* **WRITTEN TASK**
Leave out the pictures, and retype only the lines from the beginning of the material through the line that contains "p.title.standoff = 14", including both.
**** PROVIDED DATA ****
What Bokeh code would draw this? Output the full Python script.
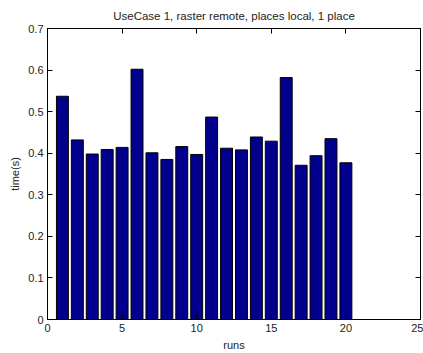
from bokeh.plotting import figure
from bokeh.models import Range1d, LinearAxis, FixedTicker, ColumnDataSource
from bokeh.embed import file_html
from bokeh.resources import INLINE

# run index and measured time per run (seconds)
runs = list(range(1, 21))
times = [0.537, 0.432, 0.398, 0.409, 0.414, 0.602, 0.401, 0.385, 0.416, 0.397,
         0.487, 0.412, 0.408, 0.439, 0.429, 0.582, 0.371, 0.394, 0.435, 0.377]
x_ticks = [0, 5, 10, 15, 20, 25]
y_ticks = [0, 0.1, 0.2, 0.3, 0.4, 0.5, 0.6, 0.7]

FONT = "Liberation Sans"

p = figure(width=423, height=353, output_backend="svg", toolbar_location=None,
           x_range=Range1d(0, 25), y_range=Range1d(0, 0.7),
           title="UseCase 1, raster remote, places local, 1 place",
           min_border_left=47, min_border_right=3, min_border_top=27, min_border_bottom=32)

src = ColumnDataSource(dict(x=runs, top=times))
p.vbar(x="x", top="top", width=0.8, bottom=0, source=src,
       fill_color="#00008C", line_color="black", line_width=1)

p.xgrid.visible = False
p.ygrid.visible = False
p.outline_line_color = "black"
p.outline_line_width = 1

p.title.align = "center"
p.title.text_font = FONT
p.title.text_font_size = "11.5px"
p.title.text_font_style = "normal"
p.title.text_color = "#222222"
p.title.standoff = 14

for ax, ticks in ((p.xaxis[0], x_ticks), (p.yaxis[0], y_ticks)):
    ax.ticker = FixedTicker(ticks=ticks)
    ax.major_tick_in = 5
    ax.major_tick_out = 0
    ax.minor_tick_line_color = None
    ax.axis_line_color = "black"
    ax.major_tick_line_color = "black"
    ax.major_label_text_font = FONT
    ax.major_label_text_font_size = "11px"
    ax.major_label_text_color = "#222222"
    ax.axis_label_text_font = FONT
    ax.axis_label_text_font_size = "11px"
    ax.axis_label_text_font_style = "normal"
    ax.axis_label_text_color = "#222222"
    ax.major_label_standoff = 4
    ax.axis_label_standoff = 4

p.xaxis.axis_label = "runs"
p.yaxis.axis_label = "time(s)"
p.yaxis.major_label_orientation = "horizontal"

# mirrored tick marks on the top and right edges of the box (no labels there)
for side, ticks in (("above", x_ticks), ("right", y_ticks)):
    ax = LinearAxis(ticker=FixedTicker(ticks=ticks))
    ax.major_tick_in = 5
    ax.major_tick_out = 0
    ax.minor_tick_line_color = None
    ax.axis_line_color = "black"
    ax.major_tick_line_color = "black"
    ax.major_label_text_font_size = "1px"
    ax.major_label_text_color = None
    ax.major_label_standoff = 0
    p.add_layout(ax, side)

open("out.html", "w").write(file_html(p, INLINE))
****
* **ANSWER IN FULL**
What Bokeh code would draw this? Output the full Python script.
from bokeh.plotting import figure
from bokeh.models import Range1d, LinearAxis, FixedTicker, ColumnDataSource
from bokeh.embed import file_html
from bokeh.resources import INLINE

# run index and measured time per run (seconds)
runs = list(range(1, 21))
times = [0.537, 0.432, 0.398, 0.409, 0.414, 0.602, 0.401, 0.385, 0.416, 0.397,
         0.487, 0.412, 0.408, 0.439, 0.429, 0.582, 0.371, 0.394, 0.435, 0.377]
x_ticks = [0, 5, 10, 15, 20, 25]
y_ticks = [0, 0.1, 0.2, 0.3, 0.4, 0.5, 0.6, 0.7]

FONT = "Liberation Sans"

p = figure(width=423, height=353, output_backend="svg", toolbar_location=None,
           x_range=Range1d(0, 25), y_range=Range1d(0, 0.7),
           title="UseCase 1, raster remote, places local, 1 place",
           min_border_left=47, min_border_right=3, min_border_top=27, min_border_bottom=32)

src = ColumnDataSource(dict(x=runs, top=times))
p.vbar(x="x", top="top", width=0.8, bottom=0, source=src,
       fill_color="#00008C", line_color="black", line_width=1)

p.xgrid.visible = False
p.ygrid.visible = False
p.outline_line_color = "black"
p.outline_line_width = 1

p.title.align = "center"
p.title.text_font = FONT
p.title.text_font_size = "11.5px"
p.title.text_font_style = "normal"
p.title.text_color = "#222222"
p.title.standoff = 14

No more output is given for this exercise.